Demantoid: think of an emerald trying hard to be peridot, wash out more than half of the colour you have left, and there you have it. I love demantoid. It's actually a very pale clear green variety of andradite, but has a luscious lustre. Heaven knows why women don't go more for this exquisite stone, but they don't. Maybe they don't like the name. She caught me looking and had the grace to blush. She carolled a covering laugh.

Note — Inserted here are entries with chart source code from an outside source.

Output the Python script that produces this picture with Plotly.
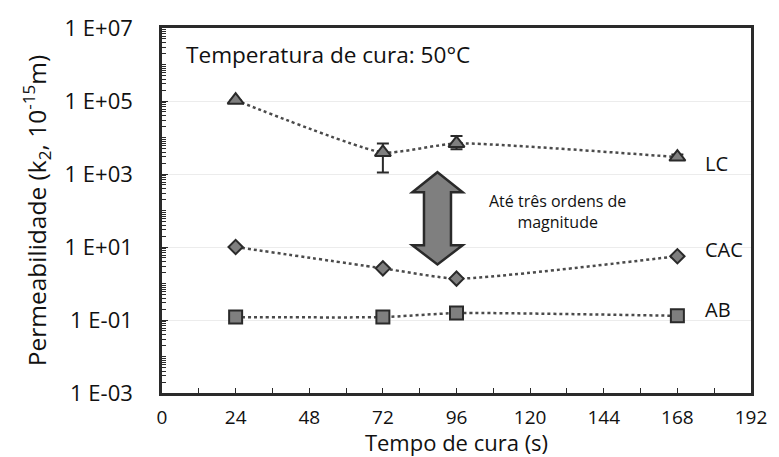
import numpy as np
import plotly.graph_objects as go

tempo = [24, 72, 96, 168]
lc = [1.05e5, 3.9e3, 6.9e3, 2.9e3]
lc_plus = [0, 3000, 4100, 500]
lc_minus = [0, 2800, 2100, 400]
cac = [10, 2.6, 1.36, 5.6]
ab = [0.12, 0.12, 0.155, 0.13]

series_names = ["LC", "CAC", "AB"]
label_vals = [1.9e3, 8.8, 0.19]
y_tickvals = [1e-3, 1e-1, 1e1, 1e3, 1e5, 1e7]
y_ticktext = ["1 E-03", "1 E-01", "1 E+01", "1 E+03", "1 E+05", "1 E+07"]
x_tickvals = [0, 24, 48, 72, 96, 120, 144, 168, 192]

FONT = "Open Sans"
LINE_COL = "#4a4a4a"
FILL = "#7f7f7f"
EDGE = "#2a2a2a"

fig = go.Figure()

def add_series(y, symbol, size, name, err=None):
    tr = go.Scatter(
        x=tempo, y=y, mode="lines+markers", name=name,
        line=dict(color=LINE_COL, width=2.5, dash="dot", shape="spline", smoothing=0.5),
        marker=dict(symbol=symbol, size=size, color=FILL, line=dict(color=EDGE, width=2)),
        showlegend=False,
    )
    if err is not None:
        tr.error_y = dict(type="data", symmetric=False, array=err[0], arrayminus=err[1],
                          color=EDGE, thickness=2, width=6)
    fig.add_trace(tr)

add_series(lc, "triangle-up", 14, "LC", (lc_plus, lc_minus))
add_series(cac, "diamond", 11, "CAC")
add_series(ab, "square", 13, "AB")

minor_vals = [m * 10.0 ** e for e in range(-3, 7) for m in range(1, 10)]

for name, yy in zip(series_names, label_vals):
    fig.add_annotation(x=176.5, y=np.log10(yy), text=name, showarrow=False,
                       xanchor="left", yanchor="middle",
                       font=dict(family=FONT, size=20, color="#111"))

fig.add_annotation(x=0.037, y=0.928, xref="paper", yref="paper",
                   text="Temperatura de cura: 50°C", showarrow=False,
                   xanchor="left", yanchor="middle",
                   font=dict(family=FONT, size=22.6, color="#111"))
fig.add_annotation(x=129, y=1.97, text="Até três ordens de<br>magnitude",
                   showarrow=False, xanchor="center", yanchor="middle",
                   font=dict(family=FONT, size=16, color="#111"))

# double arrow
cx = 89.8
hw, sw = 8.2, 4.4
yt, yh1, yh2, yb = 10**3.05, 10**2.5, 10**1.05, 10**0.52
path = (f"M {cx},{yt} L {cx+hw},{yh1} L {cx+sw},{yh1} L {cx+sw},{yh2} L {cx+hw},{yh2} "
        f"L {cx},{yb} L {cx-hw},{yh2} L {cx-sw},{yh2} L {cx-sw},{yh1} L {cx-hw},{yh1} Z")
fig.add_shape(type="path", path=path, xref="x", yref="y",
              fillcolor=FILL, line=dict(color=EDGE, width=2.5))

fig.update_layout(
    width=779, height=457,
    margin=dict(l=162, r=16, t=22, b=63),
    paper_bgcolor="white", plot_bgcolor="white",
    font=dict(family=FONT, color="#111"),
    xaxis=dict(range=[0, 192], tickvals=x_tickvals, ticks="inside", ticklen=5,
               tickcolor=EDGE, showline=True, linecolor=EDGE, linewidth=2.5, mirror=True,
               showgrid=False, zeroline=False, ticklabeloverflow="allow",
               ticklabelstandoff=5,
               minor=dict(ticks="inside", dtick=12, ticklen=5, tickcolor=EDGE),
               tickfont=dict(family=FONT, size=19, color="#111"),
               title=dict(text="Tempo de cura (s)", font=dict(family=FONT, size=22, color="#111"),
                          standoff=0)),
    yaxis=dict(type="log", range=[-3, 7], tickvals=y_tickvals, ticktext=y_ticktext,
               ticks="inside", ticklen=6, tickcolor=EDGE,
               minor=dict(tickmode="array", tickvals=minor_vals, ticks="inside",
                          ticklen=4, tickcolor=EDGE, showgrid=False),
               showline=True, linecolor=EDGE, linewidth=2.5, mirror=True,
               showgrid=True, gridcolor="#ececec", gridwidth=1, zeroline=False,
               tickfont=dict(family=FONT, size=22, color="#111"), ticklabelstandoff=22,
               title=dict(text="Permeabilidade (k<sub>2</sub>, 10<sup>-15</sup>m)",
                          font=dict(family=FONT, size=24.5, color="#111"), standoff=12)),
)

fig.write_html("out.html")
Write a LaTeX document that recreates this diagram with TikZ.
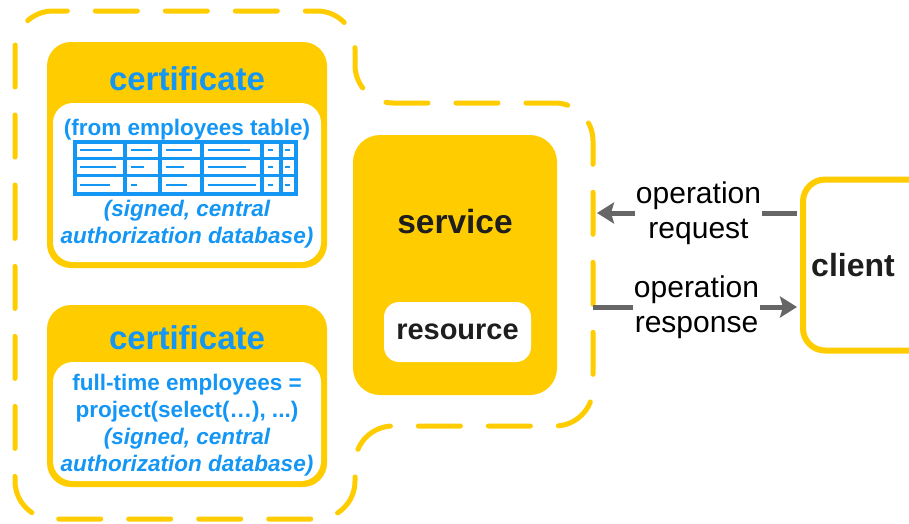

'Lovejoy's noticed my new pendant, Ferdinand!' She fingered it. 'I got it from a maiden aunt who died.'

Possibly in the Soviet Union, when there was such a country? Because that's where demantoid and andradites mostly come from. The gold mount was devised to resemble niello, a Russian form of decoration.

'God rest her,' I said politely, as if I believed her. Ferd looked amused, full of himself.

Some pleb called out for him and he waved nonchalantly. Mortimer was right; this was a transformation the like I'd never seen. From defeated relic to a mercantile prince all in a week.


'Can I help, Ferd?' I asked. When I'm broke I start whining. I'm rubbish. 'I'll sort your incoming. I'll divvy for you,' I added recklessly, though it always gives me a terrible headache, sorting genuine antiques from fake.

'No, thanks, Lovejoy.' He rose, stretched, waved to his minions that he was coming.

'I've got everything I need.' And strode off to his burgeoning empire, monarch of all.

'Leaving two green bottles hanging on the wall, love.' Norma said, 'Shhh. I told you, Lovejoy. No more.'

'I'm glad he's got a money partner. Is it permanent?'

A shadow crossed her face. You can always tell. No clouds in the skies, yet something darkened her eyes very like a portent. It happens more with women's eyes than men's, because women look close. Men gaze afar. 'Yes. As near as we can tell.'

'At great cost, love? Or does he come free?'

'It's a partnership, for heaven's sake!' She rose angrily. 'I knew you'd start the minute I heard you on the phone. You'd better go now. And take your ridiculous daubs with you!

You're never anything but trouble!'

Off she stalked, leaving me alone. My ridiculous daubs? She meant my watercolours that I tried to cheer Ferd up with when he was ailing. No need of them now. I looked after her. She even moved alluringly in high heels on her greensward, which takes some doing. I waited until she was gone, then cadged a lift back to town with Openers, a shabby little geezer from the street barrows. He makes lunatic starting bids at auctions to rile the auctioneers. 'Penny-farthing for openers, guv,' is his usual squawk.

He never laughs, though others do.

On the way I asked him what he'd bought from Ferd's magnificent new storehouse.

'Nil,' he groused, surly. 'Where the hell could I get money to buy that sort of kite?' Kite is antique-speak for quality. 'Especially with Sandy and Mel buying everything for Ferd that's not nailed down.'

'Eh?' Now, Ferd and Norma hated Sandy, wouldn't do business with him for a knighthood, yet here was Openers saying that Randy Sandy was Ferd's new backer. A headache began.

'Here, Lovejoy. Can you help me?'

'Hardly, wack. I'm on my uppers.'

'It's my wife. I promised I'd pay for her wedding if she'll divorce me. Let me say we're doing some deal, eh?'


'Oh, right,' I said, blank. 'Er, it'll be her third husband?'

'Course,' he said, like it was the most usual thing in the world. 'She's fixed on splicing with him before Bonfire Plot. She says it'll be unlucky otherwise.'

'Okay, if it'll get you out of a hole, Openers.'

'Ta, Lovejoy. You're a pal. I owe you.'

Some debtor. Openers had never been solvent. I've always had an eye for a bargain.

He dropped me at the war memorial, so I decided to go and scrounge from Alanna, a reporter who broadcasts falsehoods to the sealands on local stations, which only goes to show how desperately worried I was.